_To do_
Gather every line of the entries that includes the word "drawn".

--- START OF Dataset records ---

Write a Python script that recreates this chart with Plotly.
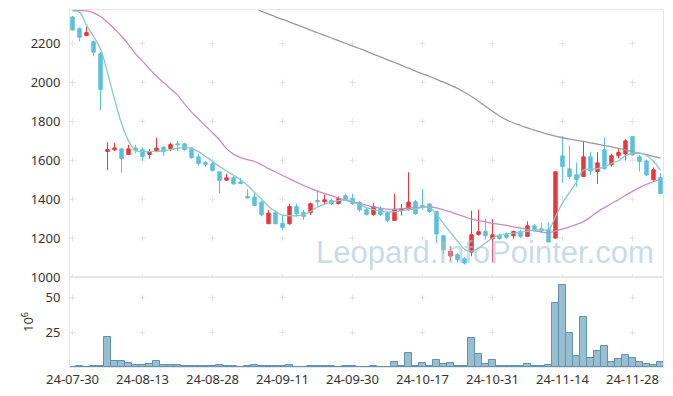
import plotly.graph_objects as go

dates = [
    "24-07-30", "24-07-31", "24-08-01", "24-08-02", "24-08-05", "24-08-06", "24-08-07", "24-08-08", "24-08-09", "24-08-12",
    "24-08-13", "24-08-14", "24-08-16", "24-08-19", "24-08-20", "24-08-21", "24-08-22", "24-08-23", "24-08-26", "24-08-27",
    "24-08-28", "24-08-29", "24-08-30", "24-09-02", "24-09-03", "24-09-04", "24-09-05", "24-09-06", "24-09-09", "24-09-10",
    "24-09-11", "24-09-12", "24-09-13", "24-09-19", "24-09-20", "24-09-23", "24-09-24", "24-09-25", "24-09-26", "24-09-27",
    "24-09-30", "24-10-02", "24-10-04", "24-10-07", "24-10-08", "24-10-10", "24-10-11", "24-10-14", "24-10-15", "24-10-16",
    "24-10-17", "24-10-18", "24-10-21", "24-10-22", "24-10-23", "24-10-24", "24-10-25", "24-10-28", "24-10-29", "24-10-30",
    "24-10-31", "24-11-01", "24-11-04", "24-11-05", "24-11-06", "24-11-07", "24-11-08", "24-11-11", "24-11-12", "24-11-13",
    "24-11-14", "24-11-15", "24-11-18", "24-11-19", "24-11-20", "24-11-21", "24-11-22", "24-11-25", "24-11-26", "24-11-27",
    "24-11-28", "24-11-29", "24-12-02", "24-12-03", "24-12-04",
]

open_ = [2337, 2277, 2241, 2210, 2149, 1645, 1654, 1659, 1630, 1664,
         1654, 1630, 1645, 1668, 1661, 1685, 1685, 1663, 1618, 1589,
         1582, 1541, 1498, 1510, 1488, 1414, 1412, 1385, 1274, 1332,
         1277, 1274, 1363, 1332, 1332, 1394, 1387, 1394, 1378, 1418,
         1404, 1383, 1346, 1322, 1354, 1329, 1291, 1341, 1346, 1387,
         1368, 1375, 1337, 1212, 1108, 1115, 1094, 1128, 1219, 1234,
         1197, 1214, 1219, 1212, 1234, 1209, 1263, 1248, 1245, 1200,
         1623, 1556, 1526, 1517, 1618, 1542, 1654, 1577, 1623, 1633,
         1722, 1618, 1597, 1500, 1512]
high = [2342, 2284, 2286, 2217, 2156, 1693, 1690, 1662, 1680, 1680,
        1668, 1658, 1716, 1670, 1691, 1699, 1690, 1666, 1633, 1597,
        1594, 1543, 1531, 1519, 1509, 1452, 1428, 1392, 1344, 1342,
        1320, 1377, 1377, 1344, 1383, 1448, 1424, 1402, 1414, 1428,
        1428, 1390, 1360, 1380, 1364, 1339, 1428, 1375, 1539, 1397,
        1452, 1380, 1340, 1217, 1157, 1124, 1102, 1341, 1346, 1301,
        1298, 1224, 1229, 1239, 1243, 1286, 1274, 1277, 1280, 1541,
        1726, 1675, 1589, 1697, 1645, 1642, 1719, 1634, 1661, 1709,
        1726, 1627, 1604, 1563, 1534]
low = [2268, 2212, 2240, 2135, 1858, 1550, 1647, 1536, 1628, 1635,
       1599, 1609, 1642, 1622, 1647, 1647, 1650, 1608, 1572, 1565,
       1541, 1431, 1496, 1474, 1476, 1404, 1365, 1311, 1272, 1272,
       1241, 1269, 1311, 1294, 1318, 1363, 1373, 1370, 1373, 1390,
       1370, 1334, 1315, 1315, 1312, 1281, 1288, 1316, 1342, 1320,
       1346, 1330, 1175, 1120, 1082, 1074, 1064, 1106, 1212, 1192,
       1077, 1192, 1197, 1197, 1200, 1205, 1231, 1226, 1178, 1198,
       1483, 1503, 1465, 1514, 1525, 1479, 1551, 1567, 1611, 1599,
       1623, 1542, 1520, 1495, 1428]
close = [2270, 2233, 2257, 2156, 1964, 1656, 1664, 1609, 1659, 1652,
         1620, 1644, 1663, 1644, 1681, 1680, 1655, 1614, 1584, 1580,
         1548, 1496, 1510, 1479, 1481, 1406, 1368, 1320, 1329, 1274,
         1255, 1363, 1325, 1311, 1377, 1387, 1397, 1378, 1404, 1397,
         1378, 1346, 1322, 1361, 1322, 1291, 1349, 1351, 1385, 1325,
         1361, 1337, 1221, 1140, 1132, 1089, 1072, 1217, 1233, 1212,
         1217, 1197, 1205, 1234, 1209, 1263, 1243, 1238, 1180, 1541,
         1568, 1517, 1500, 1618, 1545, 1587, 1558, 1623, 1640, 1700,
         1628, 1594, 1525, 1551, 1429]

ma5 = [2368, 2362, 2294, 2238, 2174, 2050, 1915, 1790, 1700, 1650,
       1646, 1645, 1646, 1650, 1655, 1662, 1665, 1660, 1645, 1620,
       1595, 1568, 1545, 1523, 1500, 1470, 1435, 1400, 1363, 1337,
       1318, 1315, 1315, 1320, 1337, 1360, 1375, 1385, 1393, 1396,
       1390, 1372, 1357, 1347, 1340, 1334, 1336, 1341, 1346, 1350,
       1358, 1358, 1322, 1275, 1228, 1185, 1143, 1133, 1148, 1175,
       1200, 1215, 1222, 1226, 1230, 1235, 1240, 1243, 1243, 1311,
       1380, 1435, 1488, 1550, 1554, 1558, 1565, 1585, 1598, 1625,
       1635, 1637, 1625, 1595, 1548]
ma20 = [2370, 2370, 2368, 2358, 2340, 2310, 2275, 2238, 2195, 2148,
        2110, 2070, 2032, 2000, 1968, 1935, 1890, 1848, 1812, 1778,
        1742, 1706, 1660, 1632, 1614, 1603, 1594, 1577, 1557, 1540,
        1522, 1505, 1488, 1471, 1456, 1442, 1430, 1418, 1406, 1394,
        1386, 1378, 1369, 1360, 1353, 1349, 1348, 1350, 1354, 1357,
        1360, 1360, 1355, 1345, 1335, 1322, 1310, 1298, 1290, 1284,
        1276, 1271, 1265, 1258, 1251, 1244, 1238, 1232, 1227, 1236,
        1247, 1258, 1271, 1285, 1308, 1335, 1357, 1378, 1398, 1420,
        1440, 1460, 1476, 1490, 1503]
ma60 = [None] * 26 + [
        2385, 2366, 2352, 2338,
        2325, 2311, 2298, 2284, 2270, 2256, 2243, 2229, 2215, 2202,
        2189, 2175, 2160, 2146, 2132, 2117, 2103, 2088, 2074, 2059,
        2045, 2031, 2016, 2002, 1987, 1970, 1950, 1928, 1904, 1878,
        1852, 1828, 1808, 1792, 1779, 1767, 1755, 1744, 1733, 1724,
        1716, 1709, 1703, 1697, 1690, 1683, 1676, 1669, 1662, 1653,
        1645, 1637, 1629, 1620, 1611]

volume = [0, 0.6, 0, 0.5, 0.5, 22, 4.4, 4.4, 2.9, 1.5,
          1.5, 2.2, 4.4, 1.5, 1.5, 1.5, 0.5, 0.5, 0.5, 0.5,
          0.5, 1.5, 0.5, 0.5, 0, 0.5, 1.2, 0.5, 0.5, 0.5,
          0.5, 1.2, 0, 0, 0.5, 0.5, 0.5, 0.5, 0, 0.5,
          0.5, 0, 0, 0.5, 0, 0, 3.9, 0.5, 10.4, 0.7,
          2.9, 0.5, 5.3, 2.2, 2.9, 0.5, 0.5, 21, 9.4, 2.2,
          5.3, 0.5, 0.5, 0.5, 0.5, 2.2, 0.5, 0.5, 1.4, 45.9,
          58.9, 24.9, 8.2, 36.2, 6.8, 11.8, 15.2, 3.9, 6.0, 8.7,
          6.8, 3.9, 2.4, 1.7, 3.9]

price_ticks = [1000, 1200, 1400, 1600, 1800, 2000, 2200]
vol_ticks = [25, 50]
x_ticks = dates[::10]

RED = "#e8383d"
BLUE = "#5bc0de"
GRID = "#e3e3e3"
AXIS = "#e6e6e6"
TICKFONT = dict(family="Noto Sans", size=13, color="#333333")

fig = go.Figure()

fig.add_trace(go.Candlestick(
    x=dates, open=open_, high=high, low=low, close=close,
    increasing=dict(line=dict(color=RED, width=1), fillcolor=RED),
    decreasing=dict(line=dict(color=BLUE, width=1), fillcolor=BLUE),
    whiskerwidth=0, xaxis="x", yaxis="y", showlegend=False))

fig.add_trace(go.Scatter(x=dates, y=ma60, mode="lines", xaxis="x", yaxis="y",
                         line=dict(color="#9a9a9a", width=1.3, shape="spline"), showlegend=False))
fig.add_trace(go.Scatter(x=dates, y=ma20, mode="lines", xaxis="x", yaxis="y",
                         line=dict(color="#c98bc3", width=1.3, shape="spline"), showlegend=False))
fig.add_trace(go.Scatter(x=dates, y=ma5, mode="lines", xaxis="x", yaxis="y",
                         line=dict(color="#86cbc4", width=1.3, shape="spline"), showlegend=False))

fig.add_trace(go.Bar(x=dates, y=volume, xaxis="x2", yaxis="y2",
                     marker=dict(color="rgb(152,191,209)", line=dict(color="rgb(96,146,174)", width=1)),
                     showlegend=False))

# small grid crosses at tick intersections, drawn beneath the data
shapes = []
for xr_, yr_, yvals in (("x", "y", price_ticks), ("x2", "y2", vol_ticks)):
    for d in x_ticks:
        i = dates.index(d)
        for v in yvals:
            shapes.append(dict(type="line", xref=xr_, yref=yr_, layer="below",
                               xsizemode="pixel", xanchor=i, x0=-3, x1=3, y0=v, y1=v,
                               line=dict(color=GRID, width=1)))
            shapes.append(dict(type="line", xref=xr_, yref=yr_, layer="below",
                               ysizemode="pixel", yanchor=v, y0=-3, y1=3, x0=i, x1=i,
                               line=dict(color=GRID, width=1)))

# the page body adds an 8px offset, so margins are shifted to compensate
split = 90 / 357
xr = [-0.36, 84.36]
fig.update_layout(
    width=673, height=396,
    margin=dict(l=62, r=18, t=2, b=37),
    paper_bgcolor="white", plot_bgcolor="white",
    bargap=0,
    shapes=shapes,
    xaxis=dict(domain=[0, 1], anchor="y", type="category", categoryorder="array", categoryarray=dates,
               range=xr, showticklabels=False, automargin=False,
               showgrid=False, zeroline=False, showline=True, mirror=True, linecolor=AXIS, linewidth=1,
               rangeslider=dict(visible=False), ticks=""),
    yaxis=dict(domain=[split, 1], anchor="x", range=[1000, 2373], tickvals=price_ticks, automargin=False,
               showgrid=False, zeroline=False, showline=True, mirror=True, linecolor=AXIS, linewidth=1,
               ticks="", tickfont=TICKFONT, ticklabelstandoff=6),
    xaxis2=dict(domain=[0, 1], anchor="y2", type="category", categoryorder="array", categoryarray=dates,
                range=xr, tickvals=x_ticks, automargin=False,
                showgrid=False, zeroline=False, showline=True, mirror=True, linecolor=AXIS, linewidth=1,
                ticks="", tickfont=TICKFONT, tickangle=0),
    yaxis2=dict(domain=[0, split], anchor="x2", range=[0, 65], tickvals=vol_ticks, automargin=False,
                showgrid=False, zeroline=False, showline=True, mirror=True, linecolor=AXIS, linewidth=1,
                ticks="", tickfont=TICKFONT, ticklabelstandoff=6,
                title=dict(text="10<sup>6</sup>", font=dict(family="Noto Sans", size=13, color="#333333"), standoff=8)),
    annotations=[dict(text="Leopard.InfoPointer.com", xref="paper", yref="paper", x=0.70, y=0.322,
                      xanchor="center", yanchor="middle", showarrow=False,
                      font=dict(family="Liberation Sans", size=31, color="rgba(165,195,215,0.6)"))],
)

fig.write_html("out.html")
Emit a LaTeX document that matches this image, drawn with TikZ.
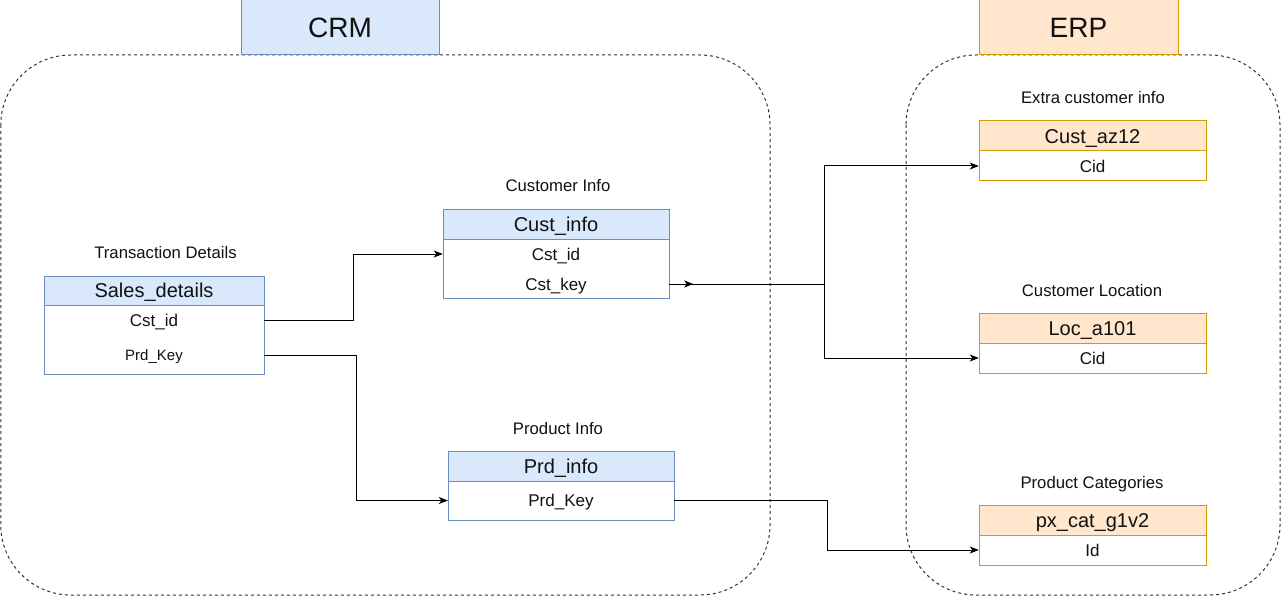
\documentclass[tikz,border=0pt]{standalone}
\usepackage{fontspec}
\setmainfont{Liberation Sans}
\usetikzlibrary{arrows.meta}
\definecolor{bluefill}{HTML}{DAE8FC}
\definecolor{blueline}{HTML}{6C8EBF}
\definecolor{orfill}{HTML}{FFE6CC}
\definecolor{orline}{HTML}{D79B00}
\definecolor{dashcol}{HTML}{333333}
\definecolor{txt}{HTML}{111111}
\newcommand{\fs}[1]{\fontsize{#1}{#1}\selectfont}
\begin{document}
\begin{tikzpicture}[x=1pt,y=-1pt,
  capfix/.style={text height=#1,text depth=0pt},
  container/.style={draw=dashcol,line width=1pt,dash pattern=on 3pt off 3pt,rounded corners=70pt},
  crmtitle/.style={draw=blueline,fill=bluefill,line width=1pt,minimum width=198pt,minimum height=55pt,inner sep=0pt,font=\fs{28},text=txt,capfix=20pt},
  erptitle/.style={draw=orline,fill=orfill,line width=1pt,minimum width=199pt,minimum height=55pt,inner sep=0pt,font=\fs{28},text=txt,capfix=20pt},
  bhead/.style={draw=blueline,fill=bluefill,line width=1pt,inner sep=0pt,font=\fs{20},text=txt,capfix=14.3pt},
  bbody/.style={draw=blueline,fill=white,line width=1pt,inner sep=0pt},
  ohead/.style={draw=orline,fill=orfill,line width=1pt,inner sep=0pt,font=\fs{20},text=txt,capfix=14.3pt},
  obody/.style={draw=orline,fill=white,line width=1pt,inner sep=0pt},
  field/.style={inner sep=0pt,font=\fs{17},text=txt,capfix=12.2pt},
  smallfield/.style={inner sep=0pt,font=\fs{15},text=txt,capfix=10.7pt},
  caption/.style={inner sep=0pt,font=\fs{16.7},text=txt,capfix=12pt},
  conn/.style={draw=black,line width=1pt},
  arr/.style={conn,-{Stealth[length=9pt,width=7pt,inset=2.5pt]}}
]
\useasboundingbox (0,0) rectangle (1281,596);
\fill[white] (0,0) rectangle (1281,596);

% containers
\draw[container] (0.8,55) rectangle (770,595);
\draw[container] (906,55) rectangle (1280,595);

% titles
\node[crmtitle] (crm) at (340,27.5) {CRM};
\node[erptitle] (erp) at (1078.5,27.5) {ERP};

% Sales_details
\node[caption] (capsd) at (165.5,252) {Transaction Details};
\node[bbody,minimum width=220pt,minimum height=69pt] (sdbody) at (154,339.5) {};
\node[bhead,minimum width=220pt,minimum height=29pt] (sdhead) at (154,290.5) {Sales\_details};
\node[field,minimum width=220pt] (sdcst) at (154,320) {Cst\_id};
\node[smallfield,minimum width=220pt] (sdprd) at (154,355) {Prd\_Key};

% Cust_info
\node[caption] (capci) at (558,186) {Customer Info};
\node[bbody,minimum width=226pt,minimum height=59pt] (cibody) at (556,268.5) {};
\node[bhead,minimum width=226pt,minimum height=30pt] (cihead) at (556,224) {Cust\_info};
\node[field,minimum width=226pt] (cicst) at (556,254) {Cst\_id};
\node[field,minimum width=226pt] (cikey) at (556,284) {Cst\_key};

% Prd_info
\node[caption] (cappi) at (558,428) {Product Info};
\node[bbody,minimum width=226pt,minimum height=39pt] (pibody) at (561,500.5) {};
\node[bhead,minimum width=226pt,minimum height=30pt] (pihead) at (561,466) {Prd\_info};
\node[field,minimum width=226pt] (piprd) at (561,500.5) {Prd\_Key};

% Cust_az12
\node[caption] (capaz) at (1093,98) {Extra customer info};
\node[obody,minimum width=227pt,minimum height=30pt] (azbody) at (1092.5,166) {};
\node[ohead,minimum width=227pt,minimum height=30pt] (azhead) at (1092.5,136) {Cust\_az12};
\node[field,minimum width=227pt] (azcid) at (1092.5,166) {Cid};

% Loc_a101
\node[caption] (caploc) at (1092,290) {Customer Location};
\node[obody,minimum width=227pt,minimum height=30pt] (locbody) at (1092.5,358) {};
\node[ohead,minimum width=227pt,minimum height=30pt] (lochead) at (1092.5,328) {Loc\_a101};
\node[field,minimum width=227pt] (loccid) at (1092.5,358) {Cid};

% px_cat_g1v2
\node[caption] (cappx) at (1092,482) {Product Categories};
\node[obody,minimum width=227pt,minimum height=30pt] (pxbody) at (1092.5,550) {};
\node[ohead,minimum width=227pt,minimum height=30pt] (pxhead) at (1092.5,520) {px\_cat\_g1v2};
\node[field,minimum width=227pt] (pxid) at (1092.5,550) {Id};

% connectors
\draw[arr] (sdcst.east) -- ++(89,0) |- (cicst.west);
\draw[arr] (sdprd.east) -- ++(92,0) |- (piprd.west);
\draw[conn] (cikey.east) -- ++(155,0) coordinate (junc);
\draw[arr] (cikey.east) -- ++(24,0);
\draw[arr] (junc) |- (azcid.west);
\draw[arr] (junc) |- (loccid.west);
\draw[arr] (piprd.east) -- ++(153,0) |- (pxid.west);
\end{tikzpicture}
\end{document}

--- END OF Dataset records ---

_Task solution_
# small grid crosses at tick intersections, drawn beneath the data
Emit a LaTeX document that matches this image, drawn with TikZ.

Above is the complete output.